Давно уже заметила любопытную тенденцию, проясняющую, отчего мужчины в большинстве своём пошли такие слабосильные, капризные и несамостоятельные.
Тружусь я в фотоателье. Фото на паспорт делают, как известно, в 14 и в 20 лет. Девочки в основном прибегают фотографироваться на первый паспорт одни или с подружками; в 20 лет картина та же. С мамами приходят крайне редко — и, коль уж явились, общаются с ними скорее как с товарками по шопингу, нежели как с родительницами-воспитательницами: мамы молча наблюдают, как дочь прихорашивается перед зеркалом, как я её фотографирую, во время обработки заводят разговор на отстранённые темы, периодически поглядывая в монитор, иногда просят что-то подправить — но не до фанатизма. Расходимся довольными.
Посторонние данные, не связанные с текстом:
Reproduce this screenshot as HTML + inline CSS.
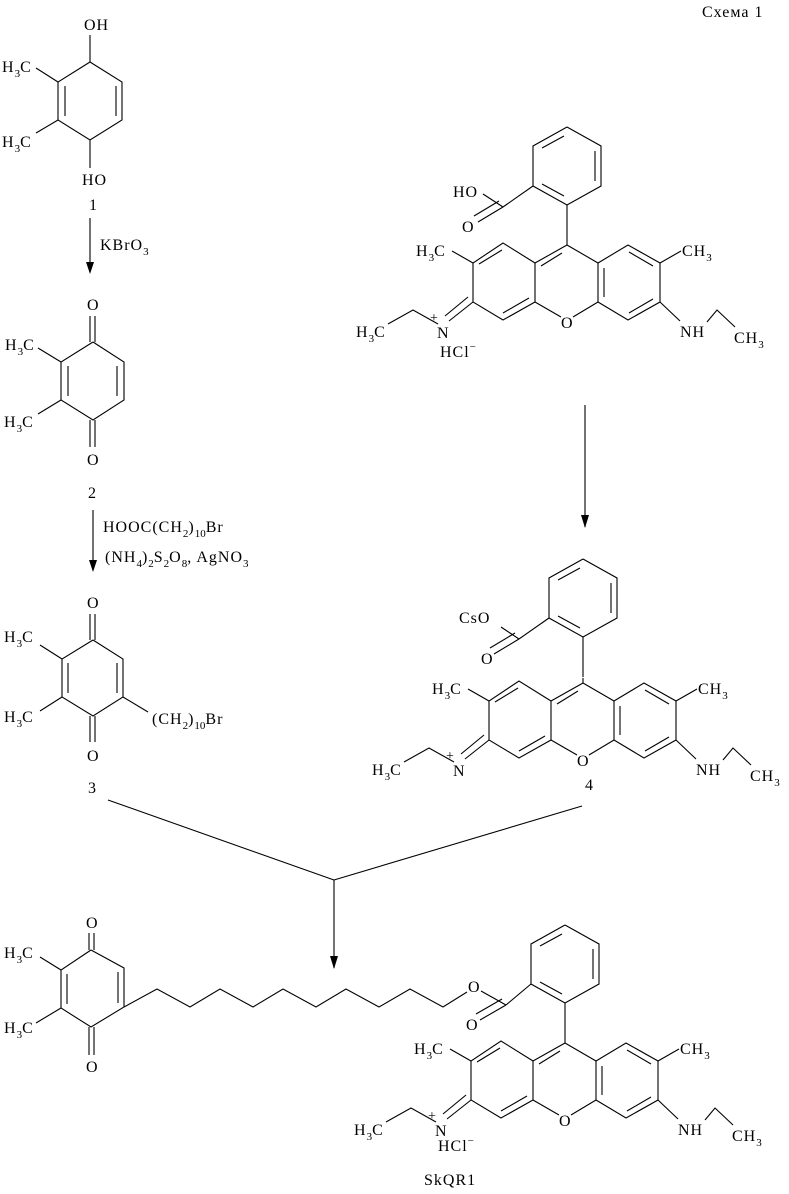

Совсем иной расклад с лицами мужского полу. В мою контору заглядывает мама с вопросом:
— А вы моего мальчика (сыночку, ребёночка) сфотографируете?
— Угу! — отвечаю я, ожидая увидеть малыша лет пяти, например, или школьника младших-средних классов. — Ведите дитя!
Вводит. Дитя пригибается, проходя в дверь, дабы не ушибиться об косяк, и застывает в недоумении и прострации. Дитю на вид от 18 до 30, оно смотрит попеременно то на меня, то на маменьку, пока я не произношу: «Снимайте курточку, вон там крючочки, и присаживайтесь на стульчик».
— Ну что же ты, сына! — восклицает маменька, норовя стянуть с детины куртку. — Садись, причешу…
Извлекается расчёска. Сыночке попеременно расчёсываются волосы, усы, борода и снова волосы, поправляются всевозможные воротнички, разглаживаются мельчайшие складочки. Сын начинает звереть, но выдавливает только тихое: «Ма-а-а…»
— Что «ма-а-а»? Что «ма-а-а»?! — гневно восклицает родительница. — Красивеньким надо на паспорте быть!
Отходит, аки художник от полотна, чуть назад, потом подходит вновь, убирает незаметный волосок со лба, сдувает невидимую пылинку — наконец, путь фотографу открыт.
— Чтой-то мой сыночка у вас такой бледный (косой, кривой, некрасивенький, лохматый) вышел… А давайте перещёлкнемся! Всё-таки первый (второй) раз на паспорт (пропуск для работы), взрослый мальчик уже. Ах, как годы летят…
Тихо наливаясь ненавистью, начинаю демонстрировать фантастические возможности фотошопа (о, вы убрали моей кровиночке все прыщи, он теперь, как картинка!), распечатываю фото, отдаю, с сочувствием гляжу вслед уходящей парочке.
Твою ж мать! А если с родительницей, не дай б-г, что-нибудь случится — мальчик что, тихо умрёт на диване в своей комнате от голода и холода? А если всё будет благополучно — кто из них, этих чересчур опекаемых, вырастает? Капризные деспоты, мучающие жён своими требовательными истериками и отсутствием самостоятельности? Слабовольные рохли, надеющиеся на маменек и жёнушек, считающие, что все им должны? Своей чрезмерной заботой и опекой незадачливые «наседки» растят отвратительных, не приспособленных к жизни мужей тем самым четырнадцатилетним девочкам, что приходят фотографироваться одни (и ещё кучу разных дел выполняют сами или с минимальной помощью).
Я, наверное, никогда не пойму, каков смысл подобного воспитания. Разве что поразвлечься в процессе выращивания живой куклы — которая, оказывается, в итоге вырастает в подобие мужчины, а свыкнуться с мыслью, что мальчик уже взрослый, никак не получается.
Одно хорошо: таких посетителей мужского полу у меня примерно половина, вторая половина же — вменяемые самостоятельные юноши, за что их родительницам большое спасибо.